### DIRECTIONS
Set the lines down again exactly, first line through the line that contains "tickfont = 'Liberation Sans'", with no pictures.

### RECORD EXCERPTS

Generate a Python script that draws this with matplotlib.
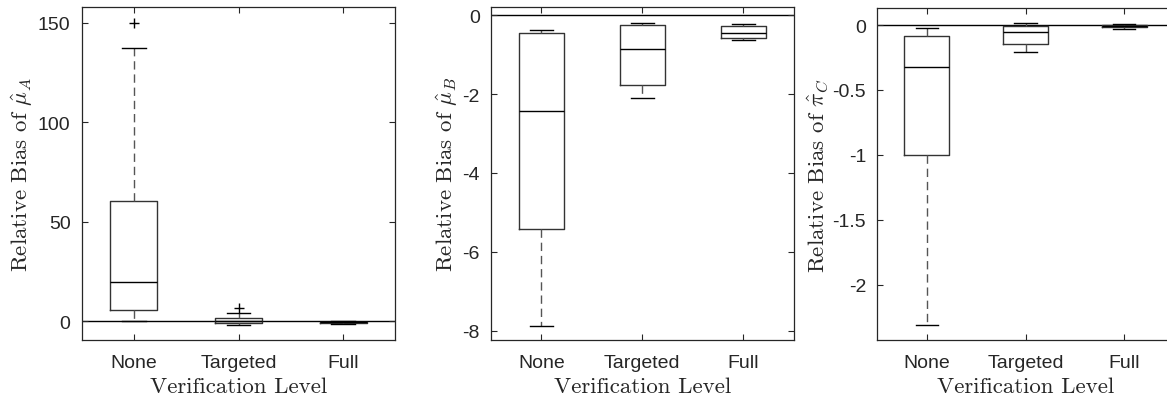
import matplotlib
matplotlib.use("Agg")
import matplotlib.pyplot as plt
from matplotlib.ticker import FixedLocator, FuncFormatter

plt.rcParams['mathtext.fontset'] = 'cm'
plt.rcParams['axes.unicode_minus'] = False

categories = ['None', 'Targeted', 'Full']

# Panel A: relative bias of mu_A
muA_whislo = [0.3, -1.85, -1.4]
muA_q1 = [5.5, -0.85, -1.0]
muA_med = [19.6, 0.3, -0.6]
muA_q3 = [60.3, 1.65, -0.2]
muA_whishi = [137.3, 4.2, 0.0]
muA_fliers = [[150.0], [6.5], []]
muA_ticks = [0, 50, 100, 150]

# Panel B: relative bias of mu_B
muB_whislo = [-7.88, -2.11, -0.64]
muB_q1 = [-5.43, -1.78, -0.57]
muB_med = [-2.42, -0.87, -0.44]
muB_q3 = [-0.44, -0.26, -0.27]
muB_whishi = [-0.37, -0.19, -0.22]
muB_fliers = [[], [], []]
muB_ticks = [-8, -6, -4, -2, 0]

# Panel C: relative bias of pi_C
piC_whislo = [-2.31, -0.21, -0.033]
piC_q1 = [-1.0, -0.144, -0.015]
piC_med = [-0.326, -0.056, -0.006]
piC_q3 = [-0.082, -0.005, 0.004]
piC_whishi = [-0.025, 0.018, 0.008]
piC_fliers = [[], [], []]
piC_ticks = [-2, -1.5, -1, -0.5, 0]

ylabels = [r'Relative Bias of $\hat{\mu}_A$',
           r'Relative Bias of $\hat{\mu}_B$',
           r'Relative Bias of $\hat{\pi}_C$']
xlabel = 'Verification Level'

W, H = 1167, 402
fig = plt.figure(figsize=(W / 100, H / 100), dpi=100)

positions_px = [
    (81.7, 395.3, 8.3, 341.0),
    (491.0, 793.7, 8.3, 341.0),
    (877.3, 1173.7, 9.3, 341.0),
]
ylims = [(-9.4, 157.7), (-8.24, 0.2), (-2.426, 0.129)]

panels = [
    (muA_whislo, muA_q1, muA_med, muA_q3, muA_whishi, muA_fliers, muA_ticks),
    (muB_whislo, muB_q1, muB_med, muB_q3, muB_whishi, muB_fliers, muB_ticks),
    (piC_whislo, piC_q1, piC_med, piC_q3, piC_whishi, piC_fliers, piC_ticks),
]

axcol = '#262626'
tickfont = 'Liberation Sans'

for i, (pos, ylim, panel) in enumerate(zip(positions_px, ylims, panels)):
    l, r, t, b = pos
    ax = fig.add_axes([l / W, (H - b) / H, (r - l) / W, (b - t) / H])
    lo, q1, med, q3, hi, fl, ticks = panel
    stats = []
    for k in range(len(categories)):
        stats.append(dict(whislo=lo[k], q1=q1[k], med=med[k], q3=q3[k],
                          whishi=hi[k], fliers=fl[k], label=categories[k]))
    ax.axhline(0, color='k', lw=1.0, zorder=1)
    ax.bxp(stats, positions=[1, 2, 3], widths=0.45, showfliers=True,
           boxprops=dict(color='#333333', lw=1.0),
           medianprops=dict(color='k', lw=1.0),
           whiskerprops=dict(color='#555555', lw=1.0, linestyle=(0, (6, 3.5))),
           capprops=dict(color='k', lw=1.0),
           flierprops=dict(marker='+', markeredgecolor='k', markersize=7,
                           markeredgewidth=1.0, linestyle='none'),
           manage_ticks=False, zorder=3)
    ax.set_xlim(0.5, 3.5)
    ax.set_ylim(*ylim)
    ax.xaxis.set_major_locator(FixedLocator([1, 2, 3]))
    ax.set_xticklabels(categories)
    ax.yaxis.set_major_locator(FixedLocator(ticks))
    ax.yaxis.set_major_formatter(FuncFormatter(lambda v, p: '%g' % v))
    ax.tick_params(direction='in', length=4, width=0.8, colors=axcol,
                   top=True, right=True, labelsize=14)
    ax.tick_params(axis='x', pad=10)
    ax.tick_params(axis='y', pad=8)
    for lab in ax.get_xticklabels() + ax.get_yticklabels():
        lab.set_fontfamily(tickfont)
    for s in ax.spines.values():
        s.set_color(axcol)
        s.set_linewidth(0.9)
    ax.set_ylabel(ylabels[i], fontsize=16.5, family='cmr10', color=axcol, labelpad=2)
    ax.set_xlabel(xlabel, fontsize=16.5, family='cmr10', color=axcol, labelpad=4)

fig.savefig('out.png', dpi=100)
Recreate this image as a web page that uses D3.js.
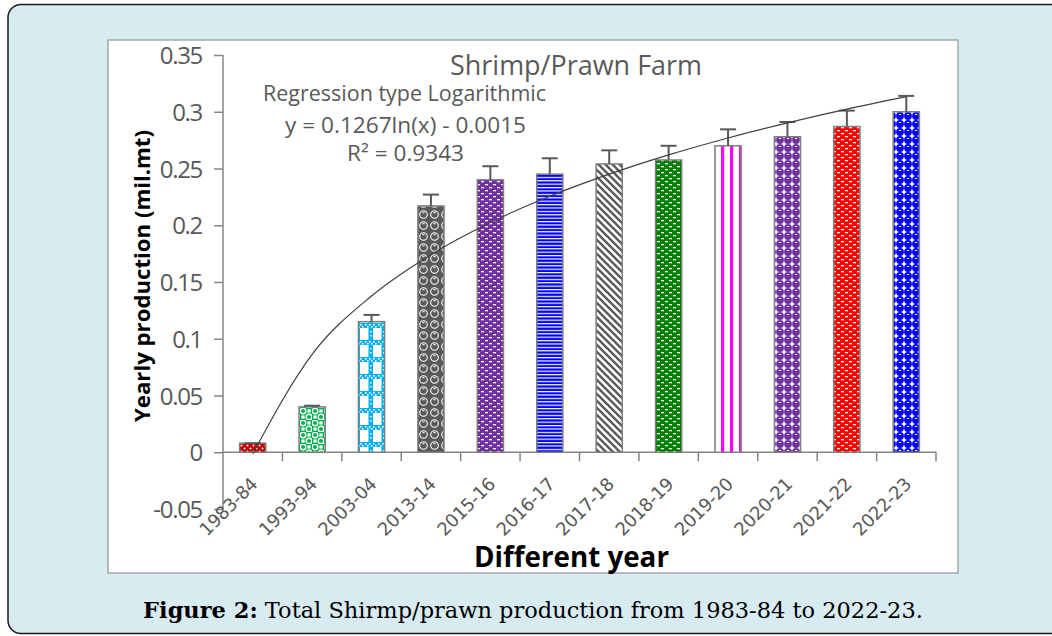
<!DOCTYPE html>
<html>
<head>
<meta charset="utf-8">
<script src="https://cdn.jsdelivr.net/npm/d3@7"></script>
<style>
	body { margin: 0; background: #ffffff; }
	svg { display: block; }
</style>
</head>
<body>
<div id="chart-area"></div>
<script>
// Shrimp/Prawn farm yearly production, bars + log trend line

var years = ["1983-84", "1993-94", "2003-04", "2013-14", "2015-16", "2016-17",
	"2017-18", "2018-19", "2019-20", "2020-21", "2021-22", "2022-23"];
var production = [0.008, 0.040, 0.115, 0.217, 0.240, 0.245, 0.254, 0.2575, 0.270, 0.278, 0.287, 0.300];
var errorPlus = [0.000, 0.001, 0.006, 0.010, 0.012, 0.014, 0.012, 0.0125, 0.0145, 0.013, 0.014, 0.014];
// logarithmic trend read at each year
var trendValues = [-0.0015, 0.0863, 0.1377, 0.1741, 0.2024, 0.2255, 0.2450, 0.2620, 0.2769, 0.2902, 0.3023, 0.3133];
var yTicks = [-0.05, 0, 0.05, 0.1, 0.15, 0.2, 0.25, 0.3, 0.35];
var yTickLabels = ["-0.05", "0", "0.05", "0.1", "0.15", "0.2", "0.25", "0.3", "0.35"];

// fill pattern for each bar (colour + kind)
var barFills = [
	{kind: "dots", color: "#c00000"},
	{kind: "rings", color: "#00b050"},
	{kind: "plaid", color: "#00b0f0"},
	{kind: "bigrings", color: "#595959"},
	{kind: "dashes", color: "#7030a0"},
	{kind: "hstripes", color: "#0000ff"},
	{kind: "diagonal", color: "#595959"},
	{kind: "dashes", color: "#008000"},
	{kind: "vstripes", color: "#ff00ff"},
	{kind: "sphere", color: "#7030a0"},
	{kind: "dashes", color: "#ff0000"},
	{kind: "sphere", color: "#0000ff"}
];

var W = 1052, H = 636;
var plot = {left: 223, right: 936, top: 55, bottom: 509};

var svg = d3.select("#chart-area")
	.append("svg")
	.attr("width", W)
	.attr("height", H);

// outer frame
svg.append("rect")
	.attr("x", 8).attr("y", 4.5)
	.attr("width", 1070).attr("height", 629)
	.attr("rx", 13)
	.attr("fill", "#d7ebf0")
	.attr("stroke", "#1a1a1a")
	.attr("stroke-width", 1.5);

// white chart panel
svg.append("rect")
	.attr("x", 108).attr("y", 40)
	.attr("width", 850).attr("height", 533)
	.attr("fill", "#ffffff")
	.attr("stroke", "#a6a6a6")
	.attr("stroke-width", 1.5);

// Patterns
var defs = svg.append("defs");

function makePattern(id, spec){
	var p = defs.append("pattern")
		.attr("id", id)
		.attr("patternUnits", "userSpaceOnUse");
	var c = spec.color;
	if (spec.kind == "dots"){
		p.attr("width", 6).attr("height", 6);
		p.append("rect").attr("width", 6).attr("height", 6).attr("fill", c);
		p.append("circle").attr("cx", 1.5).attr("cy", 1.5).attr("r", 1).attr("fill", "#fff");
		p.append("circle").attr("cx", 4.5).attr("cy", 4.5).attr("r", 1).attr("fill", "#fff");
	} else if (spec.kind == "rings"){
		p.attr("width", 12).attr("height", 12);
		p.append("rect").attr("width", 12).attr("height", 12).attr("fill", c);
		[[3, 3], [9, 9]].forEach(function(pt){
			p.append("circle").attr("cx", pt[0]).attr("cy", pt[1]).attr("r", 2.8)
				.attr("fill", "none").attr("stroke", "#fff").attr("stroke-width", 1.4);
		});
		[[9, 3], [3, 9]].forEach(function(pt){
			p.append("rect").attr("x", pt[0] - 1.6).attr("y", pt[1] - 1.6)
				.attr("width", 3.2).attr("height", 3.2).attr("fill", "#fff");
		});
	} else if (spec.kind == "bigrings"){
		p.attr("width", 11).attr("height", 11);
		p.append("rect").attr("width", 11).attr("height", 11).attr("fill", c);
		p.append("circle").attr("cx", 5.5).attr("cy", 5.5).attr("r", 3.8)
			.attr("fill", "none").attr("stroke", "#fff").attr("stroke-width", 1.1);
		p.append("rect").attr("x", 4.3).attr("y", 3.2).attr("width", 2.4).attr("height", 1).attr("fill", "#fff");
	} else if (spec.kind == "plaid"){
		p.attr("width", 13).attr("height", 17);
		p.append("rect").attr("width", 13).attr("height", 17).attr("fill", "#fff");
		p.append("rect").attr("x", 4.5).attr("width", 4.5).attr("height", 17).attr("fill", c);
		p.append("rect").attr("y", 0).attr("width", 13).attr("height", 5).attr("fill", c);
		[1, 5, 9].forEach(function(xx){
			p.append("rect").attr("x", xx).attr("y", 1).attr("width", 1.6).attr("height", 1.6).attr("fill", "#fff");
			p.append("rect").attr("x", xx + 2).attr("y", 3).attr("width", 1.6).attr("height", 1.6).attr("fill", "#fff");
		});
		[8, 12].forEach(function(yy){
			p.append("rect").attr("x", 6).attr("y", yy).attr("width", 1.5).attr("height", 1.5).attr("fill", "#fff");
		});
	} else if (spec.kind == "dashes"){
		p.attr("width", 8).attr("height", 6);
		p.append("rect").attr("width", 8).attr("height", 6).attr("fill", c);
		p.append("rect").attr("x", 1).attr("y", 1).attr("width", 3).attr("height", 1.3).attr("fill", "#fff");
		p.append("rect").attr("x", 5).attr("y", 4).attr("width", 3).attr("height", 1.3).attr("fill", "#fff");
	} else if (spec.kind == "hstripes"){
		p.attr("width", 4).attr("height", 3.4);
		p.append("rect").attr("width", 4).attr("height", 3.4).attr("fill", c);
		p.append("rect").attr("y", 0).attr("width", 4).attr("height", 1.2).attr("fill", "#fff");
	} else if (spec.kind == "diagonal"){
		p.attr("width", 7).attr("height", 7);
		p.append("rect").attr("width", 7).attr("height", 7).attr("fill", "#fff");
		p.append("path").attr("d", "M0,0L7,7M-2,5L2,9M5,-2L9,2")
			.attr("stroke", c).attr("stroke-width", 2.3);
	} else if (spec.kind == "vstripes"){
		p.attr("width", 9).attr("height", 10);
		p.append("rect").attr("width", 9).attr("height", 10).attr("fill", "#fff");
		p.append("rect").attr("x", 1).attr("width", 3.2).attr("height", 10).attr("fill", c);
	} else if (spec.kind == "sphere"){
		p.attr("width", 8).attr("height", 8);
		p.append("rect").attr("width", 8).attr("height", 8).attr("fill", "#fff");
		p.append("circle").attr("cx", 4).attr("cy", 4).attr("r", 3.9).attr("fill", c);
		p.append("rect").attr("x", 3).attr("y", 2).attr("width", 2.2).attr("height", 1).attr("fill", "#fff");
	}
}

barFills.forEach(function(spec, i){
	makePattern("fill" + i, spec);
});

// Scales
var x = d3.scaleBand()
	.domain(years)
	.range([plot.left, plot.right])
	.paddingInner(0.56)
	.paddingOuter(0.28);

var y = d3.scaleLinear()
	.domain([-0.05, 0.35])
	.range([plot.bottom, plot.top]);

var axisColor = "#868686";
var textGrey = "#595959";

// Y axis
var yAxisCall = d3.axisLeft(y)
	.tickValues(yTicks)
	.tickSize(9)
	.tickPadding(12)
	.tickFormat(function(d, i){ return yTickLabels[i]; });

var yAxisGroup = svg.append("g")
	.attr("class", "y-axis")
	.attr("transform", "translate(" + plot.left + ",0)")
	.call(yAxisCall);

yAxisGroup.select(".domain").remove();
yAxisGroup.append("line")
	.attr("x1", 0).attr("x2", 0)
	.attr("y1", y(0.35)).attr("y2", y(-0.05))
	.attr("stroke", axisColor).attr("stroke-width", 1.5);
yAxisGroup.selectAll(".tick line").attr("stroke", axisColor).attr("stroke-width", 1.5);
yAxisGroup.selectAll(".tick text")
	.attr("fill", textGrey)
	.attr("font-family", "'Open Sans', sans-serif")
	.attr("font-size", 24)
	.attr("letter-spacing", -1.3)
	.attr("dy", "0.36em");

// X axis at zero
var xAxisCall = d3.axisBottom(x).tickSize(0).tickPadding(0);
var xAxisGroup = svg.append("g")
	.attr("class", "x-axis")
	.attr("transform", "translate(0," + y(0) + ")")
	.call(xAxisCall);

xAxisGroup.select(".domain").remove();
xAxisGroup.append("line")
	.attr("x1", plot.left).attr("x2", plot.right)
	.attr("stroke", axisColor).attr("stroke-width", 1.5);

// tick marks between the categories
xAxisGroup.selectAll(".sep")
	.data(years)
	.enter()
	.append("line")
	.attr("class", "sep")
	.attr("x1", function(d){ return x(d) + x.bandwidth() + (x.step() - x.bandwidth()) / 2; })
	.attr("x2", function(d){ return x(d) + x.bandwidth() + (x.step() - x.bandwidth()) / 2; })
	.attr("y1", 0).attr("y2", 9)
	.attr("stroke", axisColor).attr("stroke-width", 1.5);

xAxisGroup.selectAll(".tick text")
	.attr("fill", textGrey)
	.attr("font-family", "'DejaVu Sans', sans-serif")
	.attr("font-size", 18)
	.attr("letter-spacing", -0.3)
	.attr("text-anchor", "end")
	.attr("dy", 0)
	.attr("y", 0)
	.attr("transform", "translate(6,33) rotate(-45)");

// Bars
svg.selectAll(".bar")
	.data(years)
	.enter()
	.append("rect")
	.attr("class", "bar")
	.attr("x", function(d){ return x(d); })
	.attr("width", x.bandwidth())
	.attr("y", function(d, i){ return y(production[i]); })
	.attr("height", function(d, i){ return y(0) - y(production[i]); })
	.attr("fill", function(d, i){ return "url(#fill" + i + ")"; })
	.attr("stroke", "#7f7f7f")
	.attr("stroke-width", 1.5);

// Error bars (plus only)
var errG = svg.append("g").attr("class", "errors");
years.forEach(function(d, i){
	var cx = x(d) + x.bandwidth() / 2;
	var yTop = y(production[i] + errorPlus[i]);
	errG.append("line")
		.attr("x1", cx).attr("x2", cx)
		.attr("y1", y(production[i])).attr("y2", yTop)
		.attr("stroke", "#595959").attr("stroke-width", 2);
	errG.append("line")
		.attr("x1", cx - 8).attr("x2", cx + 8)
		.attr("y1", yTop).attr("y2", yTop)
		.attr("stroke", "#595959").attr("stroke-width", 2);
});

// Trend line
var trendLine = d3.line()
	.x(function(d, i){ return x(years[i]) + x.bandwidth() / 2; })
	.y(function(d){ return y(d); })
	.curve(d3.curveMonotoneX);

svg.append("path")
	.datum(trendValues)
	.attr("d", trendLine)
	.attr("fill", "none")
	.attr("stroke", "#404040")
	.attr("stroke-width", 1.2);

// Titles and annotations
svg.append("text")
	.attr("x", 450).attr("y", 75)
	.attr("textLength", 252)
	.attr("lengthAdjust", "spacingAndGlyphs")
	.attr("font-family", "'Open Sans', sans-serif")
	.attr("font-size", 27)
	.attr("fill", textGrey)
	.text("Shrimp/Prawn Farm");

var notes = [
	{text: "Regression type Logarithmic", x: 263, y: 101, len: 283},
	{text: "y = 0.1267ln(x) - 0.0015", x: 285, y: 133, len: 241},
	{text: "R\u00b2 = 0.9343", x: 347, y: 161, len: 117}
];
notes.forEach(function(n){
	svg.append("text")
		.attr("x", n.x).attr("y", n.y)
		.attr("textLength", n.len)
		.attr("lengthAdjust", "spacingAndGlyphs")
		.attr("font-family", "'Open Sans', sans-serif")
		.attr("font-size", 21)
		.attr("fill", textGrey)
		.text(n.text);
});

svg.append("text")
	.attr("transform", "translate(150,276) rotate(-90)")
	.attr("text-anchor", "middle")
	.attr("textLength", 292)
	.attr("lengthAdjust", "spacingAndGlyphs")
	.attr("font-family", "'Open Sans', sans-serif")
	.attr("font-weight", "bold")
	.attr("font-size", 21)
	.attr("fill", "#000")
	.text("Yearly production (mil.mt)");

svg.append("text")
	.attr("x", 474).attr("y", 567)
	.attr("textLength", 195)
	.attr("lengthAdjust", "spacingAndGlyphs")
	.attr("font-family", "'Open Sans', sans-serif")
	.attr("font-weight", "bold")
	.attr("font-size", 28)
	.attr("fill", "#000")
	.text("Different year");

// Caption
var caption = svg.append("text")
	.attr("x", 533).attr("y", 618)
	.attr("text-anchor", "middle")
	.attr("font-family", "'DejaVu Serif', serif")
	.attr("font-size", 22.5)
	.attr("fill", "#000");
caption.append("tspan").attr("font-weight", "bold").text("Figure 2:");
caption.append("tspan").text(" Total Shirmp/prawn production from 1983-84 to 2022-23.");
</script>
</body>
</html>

### SOLUTION BELOW
Generate a Python script that draws this with matplotlib.
import matplotlib
matplotlib.use("Agg")
import matplotlib.pyplot as plt
from matplotlib.ticker import FixedLocator, FuncFormatter

plt.rcParams['mathtext.fontset'] = 'cm'
plt.rcParams['axes.unicode_minus'] = False

categories = ['None', 'Targeted', 'Full']

# Panel A: relative bias of mu_A
muA_whislo = [0.3, -1.85, -1.4]
muA_q1 = [5.5, -0.85, -1.0]
muA_med = [19.6, 0.3, -0.6]
muA_q3 = [60.3, 1.65, -0.2]
muA_whishi = [137.3, 4.2, 0.0]
muA_fliers = [[150.0], [6.5], []]
muA_ticks = [0, 50, 100, 150]

# Panel B: relative bias of mu_B
muB_whislo = [-7.88, -2.11, -0.64]
muB_q1 = [-5.43, -1.78, -0.57]
muB_med = [-2.42, -0.87, -0.44]
muB_q3 = [-0.44, -0.26, -0.27]
muB_whishi = [-0.37, -0.19, -0.22]
muB_fliers = [[], [], []]
muB_ticks = [-8, -6, -4, -2, 0]

# Panel C: relative bias of pi_C
piC_whislo = [-2.31, -0.21, -0.033]
piC_q1 = [-1.0, -0.144, -0.015]
piC_med = [-0.326, -0.056, -0.006]
piC_q3 = [-0.082, -0.005, 0.004]
piC_whishi = [-0.025, 0.018, 0.008]
piC_fliers = [[], [], []]
piC_ticks = [-2, -1.5, -1, -0.5, 0]

ylabels = [r'Relative Bias of $\hat{\mu}_A$',
           r'Relative Bias of $\hat{\mu}_B$',
           r'Relative Bias of $\hat{\pi}_C$']
xlabel = 'Verification Level'

W, H = 1167, 402
fig = plt.figure(figsize=(W / 100, H / 100), dpi=100)

positions_px = [
    (81.7, 395.3, 8.3, 341.0),
    (491.0, 793.7, 8.3, 341.0),
    (877.3, 1173.7, 9.3, 341.0),
]
ylims = [(-9.4, 157.7), (-8.24, 0.2), (-2.426, 0.129)]

panels = [
    (muA_whislo, muA_q1, muA_med, muA_q3, muA_whishi, muA_fliers, muA_ticks),
    (muB_whislo, muB_q1, muB_med, muB_q3, muB_whishi, muB_fliers, muB_ticks),
    (piC_whislo, piC_q1, piC_med, piC_q3, piC_whishi, piC_fliers, piC_ticks),
]

axcol = '#262626'
tickfont = 'Liberation Sans'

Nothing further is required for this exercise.